The Hewlett and Packard foundations rank as California giants, the new-money powerhouses of a statewide philanthropy second only to New York for giving. The Packard Foundation recently contributed $175 million to save California farm and forest landscapes. In 2001, both foundations combined $13 million to help build a new University of California campus in Merced. 

As HP’s Fiorina claims victory and dissident company director Walter Hewlett refuses to concede defeat, the Packard Foundation is declining comment on its next move. 

“Our position is we voted our shares against it and that’s where it stands,” says Packard spokeswoman Sarah Durant. 

But investment experts say Packard Foundation options must include diversifying the foundation away from company stock. The foundation, almost entirely invested in Hewlett-Packard, has seen its $13 billion asset base dwindle by half since 1999. This year, it cut its grant-making budget to $250 million, down from $450 million in 2001. In 2000 before HP’s stock slide began, it contributed $614 million to causes from land conservation to the arts and sciences. 

“I think with all the attention they’ve gotten and what turns out to be the unpopular stance they took, they may very well reconsider their investment strategies,” said Clay Singleton, vice president of Ibbottson Associates, a Chicago-based investment research firm. 

Singleton cautions it would have to sell “slow and deliberate,” lest it unleash a selling spree doing still more damage to HP earnings and foundation assets. 

Likewise, Elson says, “If they start to sell the downward pressure on the stock will be immense.” 

Elson says the Packard Foundation may have to “play along and try to make it work” if Fiorina’s merger prevails. 

“With the size of their stock, maybe they’ve got no choice,” he says. 

By most accounts, the Hewlett Foundation has already diversified its investment portfolio, following a tradition honed by most foundations spun from corporate giants. In 1999, the foundation contributed $134 million to causes from the environment to the performing arts to Latin American relations. 

Hewlett officials did not return telephone calls.
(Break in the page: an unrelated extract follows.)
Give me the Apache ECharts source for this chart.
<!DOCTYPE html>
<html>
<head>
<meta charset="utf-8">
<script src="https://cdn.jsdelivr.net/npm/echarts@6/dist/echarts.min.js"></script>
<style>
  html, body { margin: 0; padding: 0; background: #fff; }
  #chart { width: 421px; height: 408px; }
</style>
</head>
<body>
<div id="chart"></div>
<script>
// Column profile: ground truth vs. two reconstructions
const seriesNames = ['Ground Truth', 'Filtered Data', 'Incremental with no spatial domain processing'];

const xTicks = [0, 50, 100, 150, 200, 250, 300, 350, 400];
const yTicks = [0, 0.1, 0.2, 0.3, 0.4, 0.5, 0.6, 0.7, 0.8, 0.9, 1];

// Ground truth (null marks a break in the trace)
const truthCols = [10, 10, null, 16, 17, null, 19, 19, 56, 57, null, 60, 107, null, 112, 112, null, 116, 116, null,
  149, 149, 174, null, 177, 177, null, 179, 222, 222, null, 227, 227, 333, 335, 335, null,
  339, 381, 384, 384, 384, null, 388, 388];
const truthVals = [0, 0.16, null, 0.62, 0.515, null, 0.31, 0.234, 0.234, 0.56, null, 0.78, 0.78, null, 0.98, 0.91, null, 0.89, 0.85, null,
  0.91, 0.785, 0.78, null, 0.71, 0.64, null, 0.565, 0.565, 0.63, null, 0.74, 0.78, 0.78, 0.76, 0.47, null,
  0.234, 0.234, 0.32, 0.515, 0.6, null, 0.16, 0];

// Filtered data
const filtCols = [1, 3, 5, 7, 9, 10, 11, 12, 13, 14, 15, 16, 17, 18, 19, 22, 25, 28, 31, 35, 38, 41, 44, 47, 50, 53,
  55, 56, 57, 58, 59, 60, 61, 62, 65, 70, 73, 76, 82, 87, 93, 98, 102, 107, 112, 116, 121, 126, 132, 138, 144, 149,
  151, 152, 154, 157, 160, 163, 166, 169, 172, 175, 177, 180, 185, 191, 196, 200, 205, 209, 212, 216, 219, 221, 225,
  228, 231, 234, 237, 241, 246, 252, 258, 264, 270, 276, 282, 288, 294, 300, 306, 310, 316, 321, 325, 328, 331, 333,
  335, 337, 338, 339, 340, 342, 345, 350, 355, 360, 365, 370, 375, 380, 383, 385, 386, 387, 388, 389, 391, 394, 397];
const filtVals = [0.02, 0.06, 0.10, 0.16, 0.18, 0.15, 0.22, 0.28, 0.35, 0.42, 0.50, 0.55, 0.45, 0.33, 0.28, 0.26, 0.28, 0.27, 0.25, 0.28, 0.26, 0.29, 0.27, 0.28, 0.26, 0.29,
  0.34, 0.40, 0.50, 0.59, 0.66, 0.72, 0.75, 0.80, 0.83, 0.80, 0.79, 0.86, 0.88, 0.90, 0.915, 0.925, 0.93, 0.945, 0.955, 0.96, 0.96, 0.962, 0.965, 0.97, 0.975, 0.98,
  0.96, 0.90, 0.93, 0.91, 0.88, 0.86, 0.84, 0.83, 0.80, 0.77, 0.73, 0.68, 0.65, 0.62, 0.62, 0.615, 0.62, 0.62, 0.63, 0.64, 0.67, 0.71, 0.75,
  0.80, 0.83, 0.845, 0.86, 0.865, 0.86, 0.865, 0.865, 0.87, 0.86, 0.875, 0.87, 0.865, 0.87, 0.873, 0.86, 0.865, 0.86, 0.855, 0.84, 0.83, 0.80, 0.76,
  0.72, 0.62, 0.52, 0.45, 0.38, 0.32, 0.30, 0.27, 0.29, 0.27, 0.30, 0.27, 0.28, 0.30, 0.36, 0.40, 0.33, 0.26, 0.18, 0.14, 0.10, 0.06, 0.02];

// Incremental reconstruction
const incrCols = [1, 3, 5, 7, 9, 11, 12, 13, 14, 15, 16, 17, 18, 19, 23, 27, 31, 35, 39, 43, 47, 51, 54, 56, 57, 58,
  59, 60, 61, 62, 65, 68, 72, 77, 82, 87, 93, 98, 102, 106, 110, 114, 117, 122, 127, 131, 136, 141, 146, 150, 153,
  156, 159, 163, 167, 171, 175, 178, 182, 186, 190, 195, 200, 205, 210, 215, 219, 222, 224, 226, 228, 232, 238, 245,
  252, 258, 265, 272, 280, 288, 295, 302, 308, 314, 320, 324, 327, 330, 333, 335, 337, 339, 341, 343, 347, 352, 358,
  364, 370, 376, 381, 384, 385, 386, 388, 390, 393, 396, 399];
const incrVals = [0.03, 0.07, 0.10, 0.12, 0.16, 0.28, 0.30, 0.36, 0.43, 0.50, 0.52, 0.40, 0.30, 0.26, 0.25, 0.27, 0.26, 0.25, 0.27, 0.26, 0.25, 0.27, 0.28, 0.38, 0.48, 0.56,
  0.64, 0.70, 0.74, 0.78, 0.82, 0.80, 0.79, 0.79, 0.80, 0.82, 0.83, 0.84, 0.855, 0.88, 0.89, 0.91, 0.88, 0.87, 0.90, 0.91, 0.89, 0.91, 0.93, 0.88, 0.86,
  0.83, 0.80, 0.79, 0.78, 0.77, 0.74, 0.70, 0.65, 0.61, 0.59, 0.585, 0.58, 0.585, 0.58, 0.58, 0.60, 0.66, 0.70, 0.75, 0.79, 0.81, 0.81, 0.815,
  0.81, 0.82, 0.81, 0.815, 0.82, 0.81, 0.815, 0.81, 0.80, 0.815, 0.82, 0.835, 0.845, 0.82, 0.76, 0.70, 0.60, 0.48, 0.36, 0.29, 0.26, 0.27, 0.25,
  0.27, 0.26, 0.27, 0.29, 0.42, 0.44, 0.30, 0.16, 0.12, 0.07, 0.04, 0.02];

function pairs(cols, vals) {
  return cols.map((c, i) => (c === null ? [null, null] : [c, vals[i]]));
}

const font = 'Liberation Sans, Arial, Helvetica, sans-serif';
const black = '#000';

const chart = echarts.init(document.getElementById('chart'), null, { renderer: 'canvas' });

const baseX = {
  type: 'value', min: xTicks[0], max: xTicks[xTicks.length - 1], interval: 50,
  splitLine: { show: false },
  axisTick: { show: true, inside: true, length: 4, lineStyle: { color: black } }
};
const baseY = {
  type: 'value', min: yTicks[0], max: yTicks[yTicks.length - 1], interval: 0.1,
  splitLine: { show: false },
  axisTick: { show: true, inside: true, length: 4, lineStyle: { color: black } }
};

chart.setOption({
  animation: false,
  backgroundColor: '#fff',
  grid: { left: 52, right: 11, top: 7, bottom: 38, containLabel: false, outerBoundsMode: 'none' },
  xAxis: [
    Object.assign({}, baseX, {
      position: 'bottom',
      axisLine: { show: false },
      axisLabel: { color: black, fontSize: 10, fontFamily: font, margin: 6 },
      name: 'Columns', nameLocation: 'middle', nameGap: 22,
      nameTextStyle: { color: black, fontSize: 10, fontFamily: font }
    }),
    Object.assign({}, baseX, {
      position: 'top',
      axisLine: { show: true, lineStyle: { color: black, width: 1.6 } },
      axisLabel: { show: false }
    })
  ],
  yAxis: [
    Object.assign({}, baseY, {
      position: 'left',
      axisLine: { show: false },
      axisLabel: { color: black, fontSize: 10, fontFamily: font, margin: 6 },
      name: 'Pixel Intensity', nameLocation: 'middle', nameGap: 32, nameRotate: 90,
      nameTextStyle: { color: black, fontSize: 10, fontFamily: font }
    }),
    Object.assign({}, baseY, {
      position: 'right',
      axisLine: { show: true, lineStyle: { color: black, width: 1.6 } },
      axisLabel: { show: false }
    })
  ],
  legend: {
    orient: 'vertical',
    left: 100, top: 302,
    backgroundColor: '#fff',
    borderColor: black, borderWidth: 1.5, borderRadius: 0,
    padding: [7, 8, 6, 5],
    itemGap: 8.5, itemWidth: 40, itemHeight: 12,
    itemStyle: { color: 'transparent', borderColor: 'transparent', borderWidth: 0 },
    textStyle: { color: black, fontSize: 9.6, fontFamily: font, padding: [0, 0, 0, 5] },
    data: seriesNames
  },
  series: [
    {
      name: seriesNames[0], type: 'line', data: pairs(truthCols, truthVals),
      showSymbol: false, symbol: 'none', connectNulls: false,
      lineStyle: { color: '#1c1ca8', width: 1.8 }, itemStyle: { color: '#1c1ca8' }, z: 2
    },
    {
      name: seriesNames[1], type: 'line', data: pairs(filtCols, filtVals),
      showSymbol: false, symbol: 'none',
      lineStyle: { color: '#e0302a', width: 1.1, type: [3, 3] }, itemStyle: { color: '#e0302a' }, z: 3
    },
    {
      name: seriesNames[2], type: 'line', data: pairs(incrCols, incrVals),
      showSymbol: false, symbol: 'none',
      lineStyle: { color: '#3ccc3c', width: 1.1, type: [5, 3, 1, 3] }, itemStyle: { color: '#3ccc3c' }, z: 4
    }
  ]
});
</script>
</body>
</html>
But analysts say a recent bequest by founder William Hewlett has pushed its endowment up to about $6 billion. Hewlett died in 2001, five years after Packard. 

By law, foundations give away 5 percent of their assets yearly. 
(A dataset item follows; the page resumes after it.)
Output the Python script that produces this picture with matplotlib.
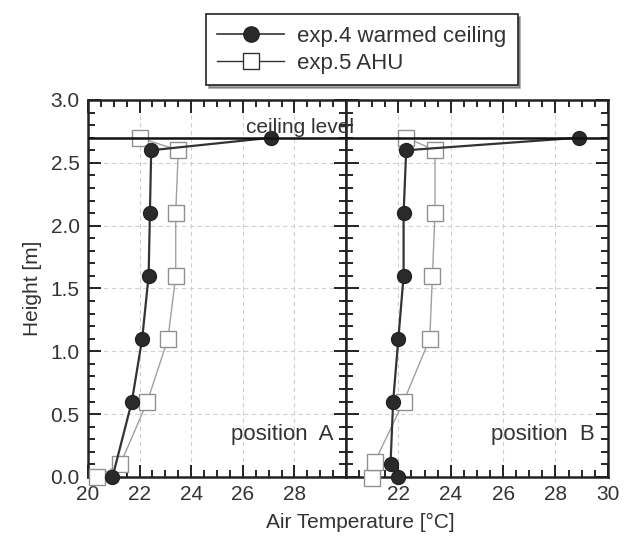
import matplotlib.pyplot as plt
import numpy as np
from matplotlib.ticker import MultipleLocator
from matplotlib.lines import Line2D

plt.rcParams['font.family'] = ['Liberation Sans', 'DejaVu Sans']

# position A
heights_a4 = [0.0, 0.6, 1.1, 1.6, 2.1, 2.6, 2.7]
temps_a4 = [20.95, 21.7, 22.1, 22.35, 22.4, 22.45, 27.1]
heights_a5 = [0.0, 0.1, 0.6, 1.1, 1.6, 2.1, 2.6, 2.7]
temps_a5 = [20.35, 21.25, 22.3, 23.1, 23.4, 23.4, 23.5, 22.0]

# position B
heights_b4 = [0.0, 0.1, 0.6, 1.1, 1.6, 2.1, 2.6, 2.7]
temps_b4 = [22.0, 21.7, 21.8, 22.0, 22.2, 22.2, 22.3, 28.9]
heights_b5 = [-0.01, 0.12, 0.6, 1.1, 1.6, 2.1, 2.6, 2.7]
temps_b5 = [21.0, 21.1, 22.2, 23.2, 23.3, 23.4, 23.4, 22.3]

ceiling = 2.7
label4 = 'exp.4 warmed ceiling'
label5 = 'exp.5 AHU'

txt = '#333333'
fig = plt.figure(figsize=(6.24, 5.42), dpi=100)
axa = fig.add_axes([0.141, 0.12, 0.4135, 0.6955])
axb = fig.add_axes([0.5545, 0.12, 0.4195, 0.6955], sharey=axa)

panels = [(axa, temps_a4, heights_a4, temps_a5, heights_a5, 'position  A'),
          (axb, temps_b4, heights_b4, temps_b5, heights_b5, 'position  B')]

for ax, t4, h4, t5, h5, name in panels:
    ax.plot(t5, h5, '-', color='#a0a0a0', lw=1.0, marker='s', ms=11,
            mfc='white', mec='#909090', mew=1.0, zorder=3, clip_on=False)
    ax.plot(t4, h4, '-', color='#333333', lw=1.6, marker='o', ms=10,
            mfc='#2a2a2a', mec='#222222', zorder=4, clip_on=False)
    ax.axhline(ceiling, color='#111111', lw=1.8, zorder=5)
    ax.set_xlim(20, 30)
    ax.set_ylim(0, 3.0)
    ax.xaxis.set_major_locator(MultipleLocator(2))
    ax.xaxis.set_minor_locator(MultipleLocator(0.5))
    ax.yaxis.set_major_locator(MultipleLocator(0.5))
    ax.yaxis.set_minor_locator(MultipleLocator(0.1))
    ax.grid(True, which='major', color='#d0d0d0', ls=(0, (4, 3)), lw=0.8)
    ax.tick_params(which='both', direction='in', top=True, right=True,
                   labelsize=15, labelcolor=txt, width=1.2, pad=6)
    ax.tick_params(which='major', length=9)
    ax.tick_params(which='minor', length=5)
    for s in ax.spines.values():
        s.set_linewidth(1.8)
        s.set_color('#222222')
    ax.text(0.95, 0.085, name, transform=ax.transAxes, ha='right', va='bottom',
            fontsize=16, color=txt)

axa.set_xticks([20, 22, 24, 26, 28])
axb.set_xticks([22, 24, 26, 28, 30])
axb.xaxis.set_minor_locator(MultipleLocator(0.5))
axb.tick_params(labelleft=False)
axa.set_yticks(np.arange(0, 3.01, 0.5))
axa.set_yticklabels([f'{v:.1f}' for v in np.arange(0, 3.01, 0.5)])
axa.set_ylabel('Height [m]', fontsize=15, color=txt, labelpad=6)

fig.text(0.4807, 0.748, 'ceiling level', ha='center', va='bottom',
         fontsize=15, color=txt, zorder=10)
fig.text(0.577, 0.025, 'Air Temperature [°C]', ha='center', fontsize=15, color=txt)

handles = [Line2D([], [], color='#333333', lw=1.2, marker='o', ms=11,
                  mfc='#2a2a2a', mec='#222222'),
           Line2D([], [], color='#333333', lw=1.0, marker='s', ms=11,
                  mfc='white', mec='#333333')]
leg = fig.legend(handles, [label4, label5], loc='center',
                 bbox_to_anchor=(0.58, 0.908), fontsize=16, frameon=True,
                 fancybox=False, shadow=True, handlelength=3.0,
                 labelspacing=0.3, borderpad=0.5, handletextpad=0.6)
leg.get_frame().set_edgecolor('#222222')
leg.get_frame().set_linewidth(1.2)
for t in leg.get_texts():
    t.set_color(txt)

plt.savefig('out.png', dpi=100)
The New York-based Foundation Center, an information clearinghouse on American philanthropy, lists the Packard Foundation among a handful of foundations with most of their investments in parent company stock. Others include the Robert Woodruff Foundation, Lilly Endowment, Robert Wood Johnson Foundation and Kellogg Foundation. 
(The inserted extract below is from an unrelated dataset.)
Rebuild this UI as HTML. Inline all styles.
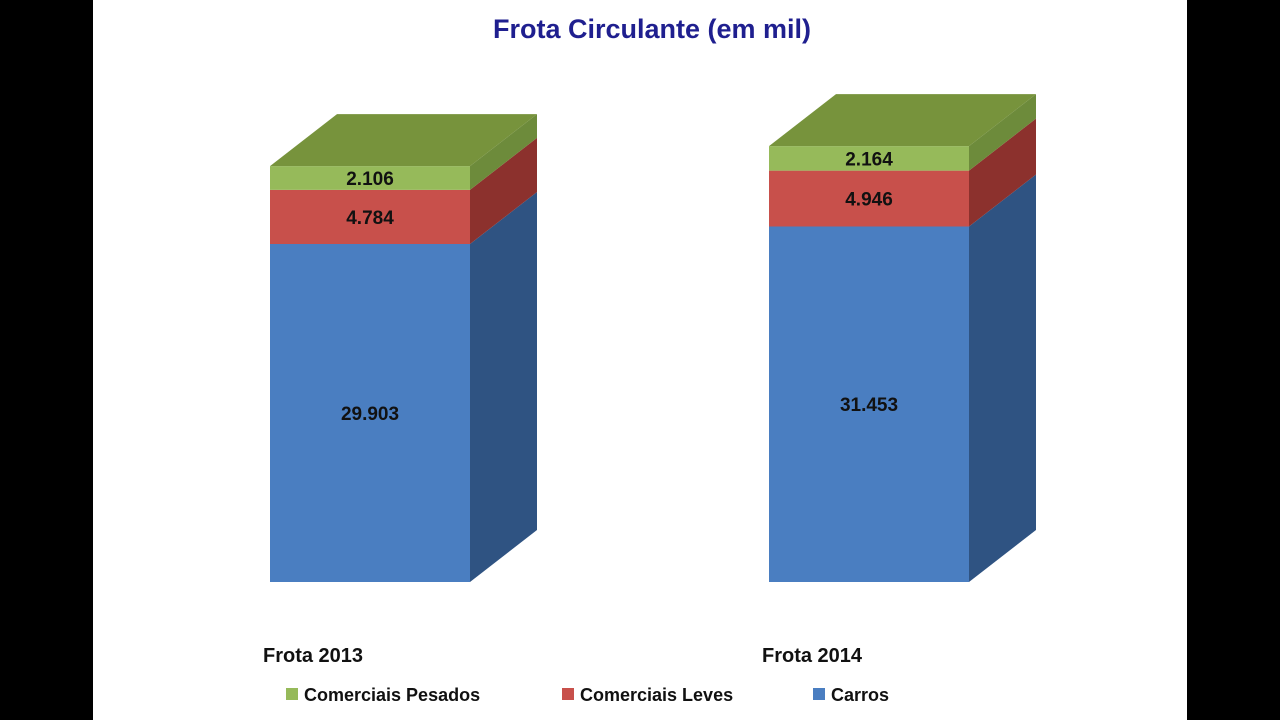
<!DOCTYPE html>
<html><head><meta charset="utf-8"><style>
html,body{margin:0;padding:0;width:1280px;height:720px;overflow:hidden;background:#000;}
#wrap{position:absolute;left:93px;top:0;width:1094px;height:720px;background:#fff;}
svg{position:absolute;left:0;top:0;}
text{font-family:"Liberation Sans",sans-serif;}
</style></head><body>
<div id="wrap"></div>
<svg id="chart" width="1280" height="720">
<text x="652" y="38" text-anchor="middle" font-size="27" font-weight="bold" fill="#1f1f8f">Frota Circulante (em mil)</text>
</svg>
<script>
const categories = ["Frota 2013", "Frota 2014"];
const seriesNames = ["Carros", "Comerciais Leves", "Comerciais Pesados"];
const carros = [29903, 31453];
const leves = [4784, 4946];
const pesados = [2106, 2164];
const labels = [["29.903","4.784","2.106"],["31.453","4.946","2.164"]];

const svg = document.getElementById('chart');
const NS = 'http://www.w3.org/2000/svg';
const baseY = 582, scale = 338/29903, dx = 67, dy = 52, bw = 200;
const barX = [270, 769];
const y = v => baseY - v*scale;
const cols = [
  {front:"#4a7ec1", side:"#2f5382", top:"#3d6aa5"},
  {front:"#c8504b", side:"#8c312d", top:"#a63e39"},
  {front:"#96ba5a", side:"#6d8b3b", top:"#77933c"}
];
function poly(pts, fill, name){
  const p = document.createElementNS(NS,'polygon');
  p.setAttribute('points', pts.map(a=>a.join(',')).join(' '));
  p.setAttribute('fill', fill);
  
  
  svg.appendChild(p);
}
function txt(x, yy, s, size, name, anchor){
  const t = document.createElementNS(NS,'text');
  t.setAttribute('x', x); t.setAttribute('y', yy);
  t.setAttribute('font-size', size); t.setAttribute('font-weight','bold');
  t.setAttribute('text-anchor', anchor||'middle'); t.setAttribute('fill','#111');
  t.textContent = s;
  
  
  svg.appendChild(t);
}
categories.forEach((c, i) => {
  const vals = [carros[i], leves[i], pesados[i]];
  let cum = 0;
  const x0 = barX[i], x1 = x0 + bw;
  vals.forEach((v, k) => {
    const yb = y(cum), yt = y(cum + v);
    poly([[x0,yb],[x1,yb],[x1,yt],[x0,yt]], cols[k].front, 'bar-'+(i?'2014':'2013')+'-seg-'+k);
    poly([[x1,yb],[x1+dx,yb-dy],[x1+dx,yt-dy],[x1,yt]], cols[k].side, 'bar-side-'+i+'-'+k);
    txt((x0+x1)/2, (yb+yt)/2+7, labels[i][k], 19, 'value-label-'+i+'-'+k);
    cum += v;
  });
  const yt = y(cum);
  poly([[x0,yt],[x1,yt],[x1+dx,yt-dy],[x0+dx,yt-dy]], cols[2].top, 'bar-top-'+i);
  txt(x0-7, 662, c, 20, 'category-label-'+i, 'start');
});
const legend = [[286,"Comerciais Pesados",2],[562,"Comerciais Leves",1],[813,"Carros",0]];
legend.forEach(([lx, name, k]) => {
  const r = document.createElementNS(NS,'rect');
  r.setAttribute('x', lx); r.setAttribute('y', 688); r.setAttribute('width', 12); r.setAttribute('height', 12);
  r.setAttribute('fill', cols[k].front);
  
  
  svg.appendChild(r);
  txt(lx+18, 701, name, 18, 'legend-entry-'+k, 'start');
});
</script>
</body></html>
Officials of the Kresge Foundation, founded by the corporate predecessor to Kmart, say it sold all its company stock during the 1980s. Though Kmart recently filed for Chapter 11 bankruptcy protection and closed 280 stores, the foundation’s $2.4 billion is unaffected. 

“Reducing the volatility of the endowment speaks to good stewardship of resources and fiduciary responsibility on the part of the board,” says Sandra Ambrozy, Kresge’s senior program officer. 


Major recipients of Packard Foundation funding: 

• University of California, $11 million, to buy Merced campus site. 

• Sierra Business Council, Truckee, $6.8 million to conserve land in Sierra Nevada. 

• Great Valley Center, Modesto, $5.7 million to save farmland. 

• Envision Utah, Salt Lake City, $3 million for 20-year growth plan. 

• Congress for New Urbanism, San Francisco, $300,000 to promote urban neighborhoods. 

Major recipients of Hewlett Foundation funding: 

• University of California, $2 million to help develop UC Merced. 

• Stanford University, Palo Alto, $1.5 million for environmental research initiative. 

• Greenbelt Alliance, San Francisco, $400,000 to save open space. 

• Planning and Conservation League, Sacramento, $300,000 for statewide environmental dialogue.